RECORDED INFORMATION |
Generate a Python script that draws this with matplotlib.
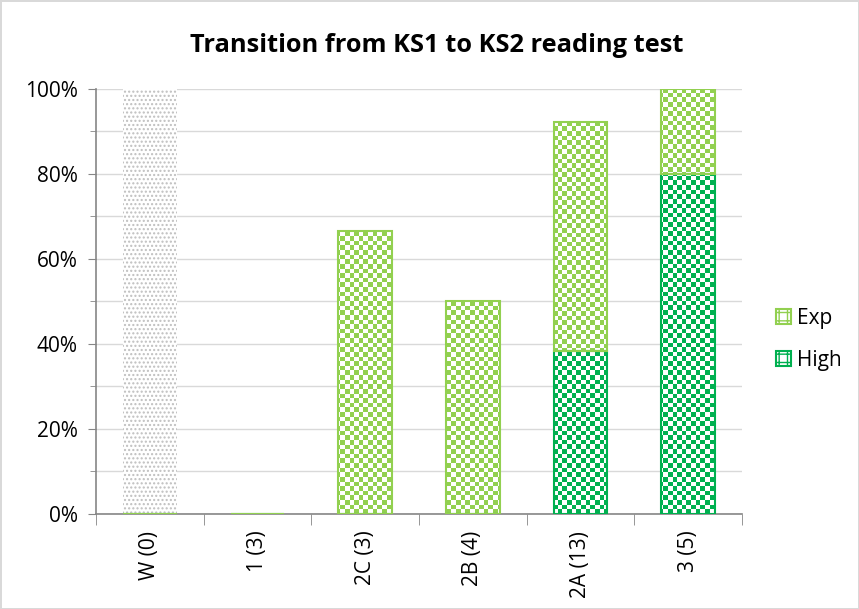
import numpy as np
import matplotlib.pyplot as plt
from matplotlib.patches import Patch
from matplotlib.ticker import MultipleLocator, PercentFormatter

plt.rcParams['font.family'] = ['Open Sans', 'DejaVu Sans']

categories = ['W (0)', '1 (3)', '2C (3)', '2B (4)', '2A (13)', '3 (5)']
high = [0, 0, 0, 0, 5 / 13, 4 / 5]
exp = [0, 0, 2 / 3, 2 / 4, 7 / 13, 1 / 5]
working_towards = [1, 0, 0, 0, 0, 0]

c_exp = '#92D050'
c_high = '#00B050'
c_grey = '#BFBFBF'

fig = plt.figure(figsize=(8.59, 6.09), dpi=100)
fig.patch.set_edgecolor('#D9D9D9')
fig.patch.set_linewidth(2)
ax = fig.add_axes([0.1118, 0.156, 0.752, 0.698])

x = np.arange(len(categories))
w = 0.5


def checker(color, cell=4.6):
    # checkerboard texture sized in screen pixels across the whole axes
    bb = ax.get_window_extent()
    nx, ny = int(bb.width / cell), int(bb.height / cell)
    board = np.indices((ny, nx)).sum(0) % 2
    rgb = np.array(plt.matplotlib.colors.to_rgb(color))
    img = np.ones((ny, nx, 3))
    img[board == 1] = rgb
    return img


def textured_bars(vals, bottoms, color):
    bars = ax.bar(x, vals, w, bottom=bottoms, facecolor='none',
                  edgecolor=color, linewidth=1.5, zorder=3)
    tex = checker(color)
    for b, v in zip(bars, vals):
        if v <= 0:
            continue
        im = ax.imshow(tex, extent=(-0.5, len(x) - 0.5, 0, 1), aspect='auto',
                       interpolation='nearest', zorder=2)
        im.set_clip_path(b)
    return bars


# grey dotted bar for W
ax.bar(x, working_towards, w, facecolor='white', edgecolor=c_grey,
       linewidth=0, hatch='....', zorder=2)
textured_bars(high, [0] * len(x), c_high)
textured_bars(exp, high, c_exp)

ax.set_xlim(-0.5, len(x) - 0.5)
ax.set_ylim(0, 1)
ax.set_aspect('auto')

ax.yaxis.set_major_locator(MultipleLocator(0.2))
ax.yaxis.set_minor_locator(MultipleLocator(0.1))
ax.yaxis.set_major_formatter(PercentFormatter(1.0, decimals=0))
ax.grid(axis='y', which='both', color='#D9D9D9', linewidth=1, zorder=0)
ax.set_axisbelow(True)
ax.tick_params(axis='y', which='major', length=6, color='#868686',
               labelsize=15, pad=7)
ax.tick_params(axis='y', which='minor', length=4, color='#868686')

ax.set_xticks(x)
ax.set_xticklabels(categories, rotation=90, fontsize=15)
ax.set_xticks(np.arange(len(x) + 1) - 0.5, minor=True)
ax.tick_params(axis='x', which='major', length=0, pad=12)
ax.tick_params(axis='x', which='minor', length=8, color='#868686')

for s in ['top', 'right']:
    ax.spines[s].set_visible(False)
for s in ['left', 'bottom']:
    ax.spines[s].set_color('#868686')
    ax.spines[s].set_linewidth(1.2)

fig.text(0.509, 0.925, 'Transition from KS1 to KS2 reading test',
         fontsize=18.3, fontweight='bold', ha='center', va='center')

handles = [Patch(facecolor='white', edgecolor=c_exp, hatch='++', linewidth=1.5),
           Patch(facecolor='white', edgecolor=c_high, hatch='++', linewidth=1.5)]
fig.legend(handles, ['Exp', 'High'], loc='center left',
           bbox_to_anchor=(0.882, 0.443), frameon=False, fontsize=15,
           handlelength=0.7, handleheight=0.7, handletextpad=0.3,
           labelspacing=1.0)

fig.savefig('out.png', dpi=100)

INSTRUCTIONS TO FOLLOW | Keep the pictures out of the copy and return the rest of the data above exactly.

THE OUTPUT |
Generate a Python script that draws this with matplotlib.
import numpy as np
import matplotlib.pyplot as plt
from matplotlib.patches import Patch
from matplotlib.ticker import MultipleLocator, PercentFormatter

plt.rcParams['font.family'] = ['Open Sans', 'DejaVu Sans']

categories = ['W (0)', '1 (3)', '2C (3)', '2B (4)', '2A (13)', '3 (5)']
high = [0, 0, 0, 0, 5 / 13, 4 / 5]
exp = [0, 0, 2 / 3, 2 / 4, 7 / 13, 1 / 5]
working_towards = [1, 0, 0, 0, 0, 0]

c_exp = '#92D050'
c_high = '#00B050'
c_grey = '#BFBFBF'

fig = plt.figure(figsize=(8.59, 6.09), dpi=100)
fig.patch.set_edgecolor('#D9D9D9')
fig.patch.set_linewidth(2)
ax = fig.add_axes([0.1118, 0.156, 0.752, 0.698])

x = np.arange(len(categories))
w = 0.5


def checker(color, cell=4.6):
    # checkerboard texture sized in screen pixels across the whole axes
    bb = ax.get_window_extent()
    nx, ny = int(bb.width / cell), int(bb.height / cell)
    board = np.indices((ny, nx)).sum(0) % 2
    rgb = np.array(plt.matplotlib.colors.to_rgb(color))
    img = np.ones((ny, nx, 3))
    img[board == 1] = rgb
    return img


def textured_bars(vals, bottoms, color):
    bars = ax.bar(x, vals, w, bottom=bottoms, facecolor='none',
                  edgecolor=color, linewidth=1.5, zorder=3)
    tex = checker(color)
    for b, v in zip(bars, vals):
        if v <= 0:
            continue
        im = ax.imshow(tex, extent=(-0.5, len(x) - 0.5, 0, 1), aspect='auto',
                       interpolation='nearest', zorder=2)
        im.set_clip_path(b)
    return bars


# grey dotted bar for W
ax.bar(x, working_towards, w, facecolor='white', edgecolor=c_grey,
       linewidth=0, hatch='....', zorder=2)
textured_bars(high, [0] * len(x), c_high)
textured_bars(exp, high, c_exp)

ax.set_xlim(-0.5, len(x) - 0.5)
ax.set_ylim(0, 1)
ax.set_aspect('auto')

ax.yaxis.set_major_locator(MultipleLocator(0.2))
ax.yaxis.set_minor_locator(MultipleLocator(0.1))
ax.yaxis.set_major_formatter(PercentFormatter(1.0, decimals=0))
ax.grid(axis='y', which='both', color='#D9D9D9', linewidth=1, zorder=0)
ax.set_axisbelow(True)
ax.tick_params(axis='y', which='major', length=6, color='#868686',
               labelsize=15, pad=7)
ax.tick_params(axis='y', which='minor', length=4, color='#868686')

ax.set_xticks(x)
ax.set_xticklabels(categories, rotation=90, fontsize=15)
ax.set_xticks(np.arange(len(x) + 1) - 0.5, minor=True)
ax.tick_params(axis='x', which='major', length=0, pad=12)
ax.tick_params(axis='x', which='minor', length=8, color='#868686')

for s in ['top', 'right']:
    ax.spines[s].set_visible(False)
for s in ['left', 'bottom']:
    ax.spines[s].set_color('#868686')
    ax.spines[s].set_linewidth(1.2)

fig.text(0.509, 0.925, 'Transition from KS1 to KS2 reading test',
         fontsize=18.3, fontweight='bold', ha='center', va='center')

handles = [Patch(facecolor='white', edgecolor=c_exp, hatch='++', linewidth=1.5),
           Patch(facecolor='white', edgecolor=c_high, hatch='++', linewidth=1.5)]
fig.legend(handles, ['Exp', 'High'], loc='center left',
           bbox_to_anchor=(0.882, 0.443), frameon=False, fontsize=15,
           handlelength=0.7, handleheight=0.7, handletextpad=0.3,
           labelspacing=1.0)

fig.savefig('out.png', dpi=100)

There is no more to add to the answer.